El momento, además, no podía ser más oportuno. A pocas semanas de unas elecciones presidenciales. Una pretensión básica salta a la vista: que en la opinión pública se acentúe la desconfianza en el ordenamiento político y jurídico que salió del acuerdo de La Habana. Y tres objetivos concretos. Primero, introducir el desconcierto y una fundada desconfianza entre las filas de la “guerrillerada”. En segundo lugar, hacer visible la amenaza de los Estados Unidos que, pese a todo, siempre ha insistido en el carácter narcotraficante de las Farc. Como en el caso de los paramilitares, pueden preverse varias extradiciones. Finalmente, influir en la balanza electoral. Subirá la cotización de quienes se muestren más “duros” y bajará la de quienes se atrevan a manifestar algunas dudas. Es tan fuerte la presión que esto último no ha ocurrido hasta ahora, lo cual equivale a lograr un consenso en contra de las Farc.
De esta manera, el terreno de debate impuesto –una arena movediza– es, en todo caso, la defensa del proceso de paz. Para algunos, con este incidente, lo que se pone a prueba es la JEP. Un gran error de perspectiva. Digámoslo con todas sus letras: se trata de un nuevo ataque. Lo que estamos viendo es una erosión prematura del famoso modelo de justicia transicional que desde el principio fue desnaturalizado, continúa bloqueado y ahora lo someten a chantaje. En las actuales circunstancias, la JEP, cuya imparcialidad fue puesta en duda antes de que naciera, difícilmente se atreverá a desafiar el espíritu de linchamiento ya fabricado.
Una respuesta adecuada, por el contrario, debería comenzar por reconocer que el proceso, que se pretendió nos encaminara hacia una paz estable y duradera, terminó enredado en una trampa.
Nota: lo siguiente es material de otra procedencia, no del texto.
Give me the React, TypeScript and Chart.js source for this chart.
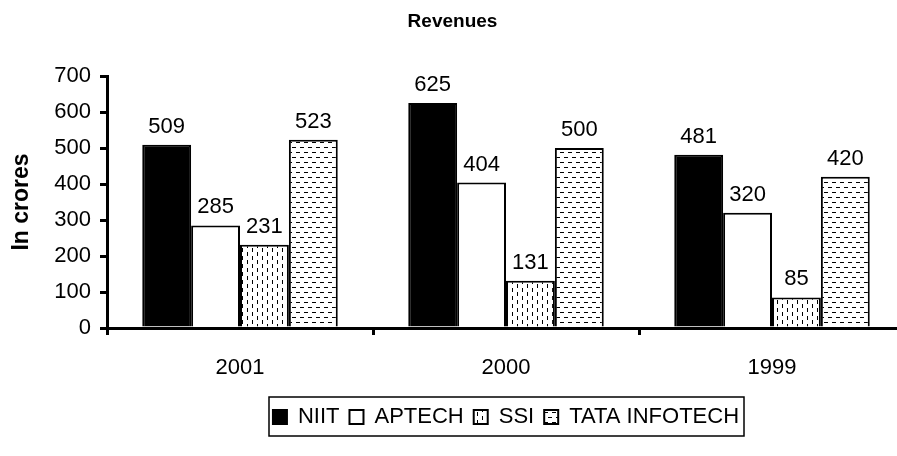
import React, { useEffect, useRef } from 'react';
import { Chart, registerables } from 'chart.js';

Chart.register(...registerables);

// ---- data ----
const categories = ['2001', '2000', '1999'];
const seriesNames = ['NIIT', 'APTECH', 'SSI', 'TATA INFOTECH'];
const niitValues = [509, 625, 481];
const aptechValues = [285, 404, 320];
const ssiValues = [231, 131, 85];
const tataValues = [523, 500, 420];
const yMin = 0;
const yMax = 700;
const yStep = 100;
const chartTitle = 'Revenues';
const yAxisTitle = 'In crores';

// ---- styling constants ----
const FONT = "'Liberation Sans', Arial, sans-serif";
const W = 916;
const H = 456;
const TXT = 22;
const LEG_FONT = 22;
const LEG_PAD = 10;
const PAD_BOTTOM = 18;
const AREA_BOTTOM = 328;

function makeVerticalDashPattern(): CanvasPattern | string {
  const c = document.createElement('canvas');
  c.width = 10;
  c.height = 8;
  const g = c.getContext('2d');
  if (!g) return '#fff';
  g.fillStyle = '#fff';
  g.fillRect(0, 0, 10, 8);
  g.fillStyle = '#000';
  g.fillRect(2, 0, 1, 4);
  g.fillRect(7, 4, 1, 4);
  return g.createPattern(c, 'repeat') || '#fff';
}

function makeHorizontalDashPattern(): CanvasPattern | string {
  const c = document.createElement('canvas');
  c.width = 8;
  c.height = 10;
  const g = c.getContext('2d');
  if (!g) return '#fff';
  g.fillStyle = '#fff';
  g.fillRect(0, 0, 8, 10);
  g.fillStyle = '#000';
  g.fillRect(0, 2, 4, 1);
  g.fillRect(4, 7, 4, 1);
  return g.createPattern(c, 'repeat') || '#fff';
}

const valueLabels = {
  id: 'valueLabels',
  afterDatasetsDraw(chart: any) {
    const ctx = chart.ctx;
    ctx.save();
    ctx.font = `${TXT}px ${FONT}`;
    ctx.fillStyle = '#000';
    ctx.textAlign = 'center';
    ctx.textBaseline = 'alphabetic';
    chart.data.datasets.forEach((ds: any, i: number) => {
      const meta = chart.getDatasetMeta(i);
      meta.data.forEach((bar: any, j: number) => {
        ctx.fillText(String(ds.data[j]), bar.x, bar.y - 12);
      });
    });
    ctx.restore();
  },
};

const legendBorder = {
  id: 'legendBorder',
  afterDraw(chart: any) {
    const lg = chart.legend;
    if (!lg || !lg.legendHitBoxes || !lg.legendHitBoxes.length) return;
    const boxes = lg.legendHitBoxes;
    let l = Infinity, r = -Infinity, t = Infinity, b = -Infinity;
    boxes.forEach((hb: any) => {
      l = Math.min(l, hb.left);
      r = Math.max(r, hb.left + hb.width);
      t = Math.min(t, hb.top);
      b = Math.max(b, hb.top + hb.height);
    });
    const ctx = chart.ctx;
    ctx.save();
    ctx.strokeStyle = '#000';
    ctx.lineWidth = 1.5;
    const x0 = Math.round(l - 4);
    const y0 = Math.round(t - 9);
    ctx.strokeRect(x0, y0, Math.round(r + 5) - x0, Math.round(b + 8) - y0);
    ctx.restore();
  },
};

export default function App() {
  const ref = useRef<HTMLCanvasElement | null>(null);

  useEffect(() => {
    document.body.style.overflow = 'hidden';
    document.documentElement.style.overflow = 'hidden';
    const canvas = ref.current;
    if (!canvas) return;
    const ssiPattern = makeVerticalDashPattern();
    const tataPattern = makeHorizontalDashPattern();
    const fills = ['#000000', '#ffffff', ssiPattern, tataPattern];
    const seriesValues = [niitValues, aptechValues, ssiValues, tataValues];
    const legendHeight = LEG_PAD + LEG_FONT + 10;

    const chart = new Chart(canvas, {
      type: 'bar',
      data: {
        labels: categories,
        datasets: seriesNames.map((name, i) => ({
          label: name,
          data: seriesValues[i],
          backgroundColor: fills[i] as any,
          borderColor: '#000',
          borderWidth: 2,
          categoryPercentage: 0.735,
          barPercentage: 1,
        })),
      },
      options: {
        responsive: false,
        devicePixelRatio: 1,
        animation: false,
        layout: { padding: { left: 0, right: 11, top: 0, bottom: PAD_BOTTOM } },
        plugins: {
          title: {
            display: true,
            text: chartTitle,
            color: '#000',
            font: { family: FONT, size: 19, weight: 'bold' },
            padding: { top: 10.6, bottom: 42.6 },
          },
          legend: {
            display: true,
            position: 'bottom',
            fullSize: false,
            labels: {
              color: '#000',
              font: { family: FONT, size: LEG_FONT },
              boxWidth: 14,
              boxHeight: 14,
              padding: LEG_PAD,
            },
          },
          tooltip: { enabled: false },
        },
        scales: {
          x: {
            type: 'category',
            grid: {
              display: true,
              offset: true,
              drawOnChartArea: false,
              drawTicks: true,
              tickLength: 7,
              color: '#000',
              lineWidth: 3,
            },
            border: { display: true, color: '#000', width: 3 },
            ticks: { color: '#000', font: { family: FONT, size: TXT }, padding: 20, maxRotation: 0 },
            afterFit: (scale: any) => {
              scale.height = H - AREA_BOTTOM - legendHeight - PAD_BOTTOM;
            },
          },
          y: {
            min: yMin,
            max: yMax,
            grid: {
              display: true,
              drawOnChartArea: false,
              drawTicks: true,
              tickLength: 7,
              color: '#000',
              lineWidth: 3,
            },
            border: { display: true, color: '#000', width: 3 },
            ticks: { stepSize: yStep, color: '#000', font: { family: FONT, size: TXT }, padding: 9 },
            title: {
              display: true,
              text: yAxisTitle,
              color: '#000',
              font: { family: FONT, size: 23, weight: 'bold' },
              padding: { top: 8, bottom: 0 },
            },
            afterFit: (scale: any) => {
              scale.width = 107;
            },
          },
        },
      },
      plugins: [valueLabels, legendBorder],
    });
    return () => chart.destroy();
  }, []);

  return (
    <div style={{ position: 'fixed', left: 0, top: 0, width: W, height: H, background: '#fff' }}>
      <canvas ref={ref} width={W} height={H} style={{ width: W, height: H, display: 'block' }} />
    </div>
  );
}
No sólo se esfumaron las pocas ofertas de reforma económica y social, sino que la reincorporación eficaz de los combatientes, símbolo de la apertura democrática, parece ser una mentira. No es rescatando, en nombre de una actitud positiva, los minúsculos logros, sino denunciando y confrontando la mentira y la perfidia de quienes nunca han facilitado la más mínima concesión, como puede recuperarse un aliento popular.
En estas circunstancias, es claro que el proceso en contra de Jesús Santrich se prolongará por varios –quizás muchos– meses, y su desenlace tocará al próximo presidente. Pero el mal está hecho. Sin duda, la paz santista proseguirá su camino y carece de sentido gritar que se votará por el candidato que prometa la defensa del proceso. Lo que sí es cierto es que, después de lo ocurrido, difícilmente se logrará incorporar al Eln. Un mensaje para quienes, desde la sociedad civil, han tomado la tarea de “aconsejarlo” y regañarlo, haciéndolo aparecer como terco y “anacrónico”. La paz, definitivamente, sólo podrá resultar del avance de un movimiento popular con capacidad de poner las reglas. Algo de positivo tiene este acontecimiento. Nos despertó, como una campanada de alerta, en medio del embrujo electoral.